Megawati tak sendiri. Di belakangnya, sejumlah besar orang yang kecewa mulai memberanikan diri mengkritik Jokowi. Ketua DPC PDIP Surakarta FX Hadi Rudyatmo bukan saja menyebut pemerintah mirip Orde Baru. Dia namai rezim nepotis ini: Neo-Orde Baru. Di luar orang-orang di lingkaran partai, tak sedikit relawan dari berbagai kalangan ikut bersuara—dan, kemudian, mendapatkan timbal balik dari suaranya. Sejumlah seniman disebut mendapatkan intimidasi: pentasnya dibatasi, nomornya diretas, dan seterusnya. Seorang bekas wartawan dilaporkan karena bersuara di depan publik: sejumlah polisi dipaksa mendukung Prabowo-Gibran. Surat pemeriksaan disampaikan kepada wartawan—pukul 12 malam. Kelompok ini mengulang-ulang peristiwa ini sebagai kemunduran demokrasi.
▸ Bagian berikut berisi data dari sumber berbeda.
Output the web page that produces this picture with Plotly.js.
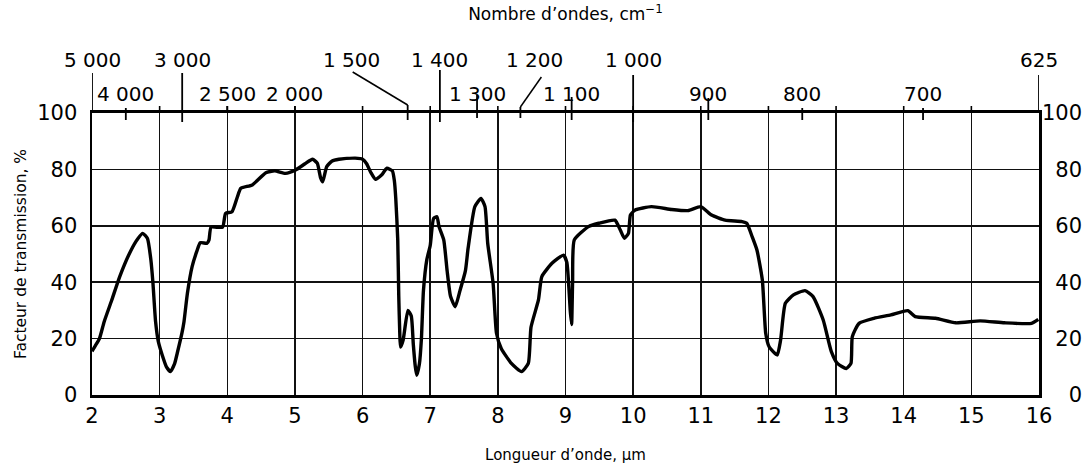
<!DOCTYPE html>
<html>
<head>
<meta charset="utf-8">
<script src="https://cdn.plot.ly/plotly-3.0.1.min.js"></script>
<style>
  html, body { margin: 0; padding: 0; background: #fff; }
  #chart { width: 1084px; height: 471px; }
</style>
</head>
<body>
<div id="chart"></div>
<script>
// ---- Data ----
const wavelengthUm = [
  2.00, 2.05, 2.11, 2.18, 2.29, 2.41, 2.57, 2.68, 2.75, 2.82, 2.87, 2.90, 2.94, 2.98,
  3.04, 3.10, 3.16, 3.22, 3.26, 3.33, 3.36, 3.41, 3.48, 3.55, 3.60, 3.70, 3.73, 3.76,
  3.93, 3.975, 4.07, 4.15, 4.20, 4.37, 4.57, 4.70, 4.86, 5.01, 5.15, 5.26, 5.33, 5.38,
  5.41, 5.47, 5.55, 5.65, 5.89, 6.00, 6.06, 6.12, 6.19, 6.28, 6.36, 6.44, 6.47, 6.49,
  6.52, 6.535, 6.55, 6.56, 6.60, 6.67, 6.72, 6.75, 6.78, 6.80, 6.84, 6.87, 6.90, 6.95,
  7.00, 7.05, 7.10, 7.13, 7.20, 7.25, 7.30, 7.37, 7.44, 7.52, 7.56, 7.66, 7.75, 7.81,
  7.85, 7.93, 7.98, 8.05, 8.20, 8.35, 8.45, 8.49, 8.60, 8.65, 8.80, 8.97, 9.02, 9.05,
  9.07, 9.09, 9.105, 9.13, 9.34, 9.49, 9.73, 9.81, 9.87, 9.93, 9.96, 10.03, 10.27, 10.57,
  10.81, 11.00, 11.16, 11.36, 11.61, 11.68, 11.76, 11.83, 11.91, 11.96, 12.01, 12.13, 12.18, 12.25,
  12.37, 12.54, 12.66, 12.81, 12.93, 13.02, 13.15, 13.22, 13.24, 13.34, 13.56, 13.81, 14.06, 14.17,
  14.47, 14.77, 15.13, 15.49, 15.89, 15.99
];
const transmissionPct = [
  15.5, 17.5, 20, 26, 33.5, 42, 51, 55.5, 57.3, 55.5, 48, 40, 26, 19,
  14, 10, 8.3, 11, 14.8, 22, 26, 36, 45.5, 51, 54, 53.8, 55, 59.5,
  59.5, 64.4, 65, 70.3, 73.3, 74.5, 78.8, 79.5, 78.6, 79.8, 82, 83.6, 82.2, 77,
  75.6, 81, 83, 83.6, 84, 83.6, 82, 79, 76.5, 78, 80.4, 79.5, 76, 70,
  55, 35, 22, 17, 19.5, 30, 28, 18, 10, 7, 11, 20, 37, 48,
  53, 62.6, 63.2, 59.7, 55, 44, 35, 31.3, 37, 44, 52, 66.8, 69.7, 66.8,
  53.8, 39.6, 21.9, 16.5, 11.2, 8.3, 11.2, 24, 33.7, 42, 46.7, 49.6, 47, 38,
  30, 25, 40, 55, 59.7, 60.9, 62, 58.5, 55.6, 57.3, 63.8, 65.6, 66.8, 65.8,
  65.4, 66.8, 63.8, 62, 61.5, 60.9, 56.1, 51.4, 40.8, 21.9, 17.1, 14.2, 19.5, 32.5,
  35.5, 37, 34.9, 26.6, 15.4, 11.2, 9.4, 11.2, 20.7, 25.4, 27.2, 28.4, 29.9, 27.8,
  27.2, 25.6, 26.3, 25.6, 25.4, 26.8
];
const xTickVals = [2, 3, 4, 5, 6, 7, 8, 9, 10, 11, 12, 13, 14, 15, 16];
const yTickVals = [0, 20, 40, 60, 80, 100];
const wavenumbers = [5000, 4000, 3000, 2500, 2000, 1500, 1400, 1300, 1200, 1100, 1000, 900, 800, 700, 625];
const wavenumberLabels = ['5 000', '4 000', '3 000', '2 500', '2 000', '1 500', '1 400', '1 300',
                          '1 200', '1 100', '1 000', '900', '800', '700', '625'];

// ---- Styling of the upper (wavenumber) scale ----
// up/down: tick length above/below the top frame (px); row: 1 = upper label row, 2 = lower
const topStyle = {
  5000: {up: 40, down: 0, row: 1},
  4000: {up: 5, down: 7, row: 2},
  3000: {up: 40, down: 9, row: 1},
  2500: {up: 7, down: 0, row: 2},
  2000: {up: 7, down: 0, row: 2},
  1500: {up: 8, down: 7, row: 1, leader: [-55, 41], shift: -56},
  1400: {up: 43, down: 9, row: 1},
  1300: {up: 18, down: 5, row: 2},
  1200: {up: 6, down: 5, row: 1, leader: [21, 36], shift: 14},
  1100: {up: 16, down: 7, row: 2},
  1000: {up: 38, down: 9, row: 1},
  900:  {up: 15, down: 7, row: 2},
  800:  {up: 5, down: 7, row: 2},
  700:  {up: 5, down: 7, row: 2},
  625:  {up: 38, down: 0, row: 1}
};

const FONT = '"DejaVu Sans", "Liberation Sans", Arial, sans-serif';
const INK = '#000';

function pxLine(xa, dx0, dy0, dx1, dy1, w) {
  return {
    type: 'line', xref: 'x', yref: 'paper',
    xsizemode: 'pixel', ysizemode: 'pixel',
    xanchor: xa, yanchor: 1,
    x0: dx0, x1: dx1, y0: dy0, y1: dy1,
    line: {color: INK, width: w || 1.8}
  };
}

const shapes = [];
// gridlines poke slightly above the top frame
xTickVals.slice(1, -1).forEach(v => shapes.push(pxLine(v, 0, 0, 0, 7, 1.6)));
// wavenumber ticks and leaders
wavenumbers.forEach(wn => {
  const s = topStyle[wn];
  const xa = 10000 / wn;
  shapes.push(pxLine(xa, 0, -s.down, 0, s.up, 1.8));
  if (s.leader) shapes.push(pxLine(xa, 0, s.up, s.leader[0], s.leader[1], 1.5));
});

const annotations = wavenumbers.map((wn, i) => {
  const s = topStyle[wn];
  return {
    x: 10000 / wn, xref: 'x', y: 1, yref: 'paper',
    text: wavenumberLabels[i], showarrow: false,
    xanchor: 'center', yanchor: 'middle',
    xshift: s.shift || 0, yshift: s.row === 1 ? 53 : 19,
    font: {family: FONT, size: 20, color: INK}
  };
});

const FIG = '\u2007';
const rightTickText = yTickVals.map(v => FIG.repeat(3 - String(v).length) + String(v));

const traces = [
  {
    x: wavelengthUm, y: transmissionPct,
    type: 'scatter', mode: 'lines',
    line: {color: INK, width: 3.4, shape: 'spline', smoothing: 0.5},
    hoverinfo: 'skip', showlegend: false
  },
  {
    x: wavelengthUm, y: transmissionPct, yaxis: 'y2',
    type: 'scatter', mode: 'lines',
    line: {color: 'rgba(0,0,0,0)', width: 0},
    hoverinfo: 'skip', showlegend: false
  }
];

const layout = {
  width: 1084, height: 471, autosize: false,
  paper_bgcolor: '#fff', plot_bgcolor: '#fff',
  margin: {l: 92, r: 45, t: 113, b: 76, pad: 0},
  font: {family: FONT, color: INK},
  title: {
    text: 'Nombre d\u2019ondes, cm<sup>\u22121</sup>',
    font: {family: FONT, size: 17, color: INK},
    x: 0.5, xref: 'paper', xanchor: 'center',
    y: 1 - 14 / 471, yref: 'container', yanchor: 'middle'
  },
  xaxis: {
    range: [2, 16], tickmode: 'array', tickvals: xTickVals,
    ticktext: xTickVals.map(String),
    ticks: '', ticklabelstandoff: 0,
    tickfont: {family: FONT, size: 21, color: INK},
    showline: true, mirror: true, linecolor: INK, linewidth: 3,
    showgrid: true, gridcolor: '#111', gridwidth: 1.5,
    zeroline: false, fixedrange: true,
    title: {text: 'Longueur d\u2019onde, \u03bcm', standoff: 23,
            font: {family: FONT, size: 15, color: INK}}
  },
  yaxis: {
    range: [0, 100], tickmode: 'array', tickvals: yTickVals,
    ticktext: yTickVals.map(String),
    ticks: '', ticklabelstandoff: 8,
    tickfont: {family: FONT, size: 21, color: INK},
    showline: true, mirror: true, linecolor: INK, linewidth: 2.5,
    showgrid: true, gridcolor: '#111', gridwidth: 1.5,
    zeroline: false, fixedrange: true,
    title: {text: 'Facteur de transmission, %', standoff: 7,
            font: {family: FONT, size: 15.5, color: INK}}
  },
  yaxis2: {
    overlaying: 'y', side: 'right', range: [0, 100],
    tickmode: 'array', tickvals: yTickVals, ticktext: rightTickText,
    ticks: '', ticklabelstandoff: 2,
    tickfont: {family: FONT, size: 21, color: INK},
    showline: false, showgrid: false, zeroline: false, fixedrange: true
  },
  shapes: shapes,
  annotations: annotations
};

Plotly.newPlot('chart', traces, layout, {displayModeBar: false, staticPlot: true});
</script>
</body>
</html>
Bangkitnya—atau berbeloknya—suara bekas pendukung Jokowi sesungguhnya menandai momentum yang jarang terjadi tentang kebangkitan suara prodemokrasi. Terlebih, suara itu turut disokong oleh mesin politik raksasa seperti PDIP. Sayangnya, bekas pendukung Jokowi seolah mengenakan kacamata kuda dalam menilai kemunduran itu. Mereka namakan apa-apa yang mengusik pencalonan Ganjar sebagai kemunduran, sementara selebihnya bukan. Jika konsisten. PDIP, Ganjar, dan para relawan seharusnya turut berduka atas kasus hukum yang menimpa Fatia-Haris. Dua pegiat HAM itu mungkin termasuk orang-orang paling depan yang mengkritik kebijakan Ganjar di Jawa Tengah. Namun, apakah bukankah justru pembelaan kepada mereka yabg kita tidak suka merupakan nikmat yang hanya didapat dalam demokrasi?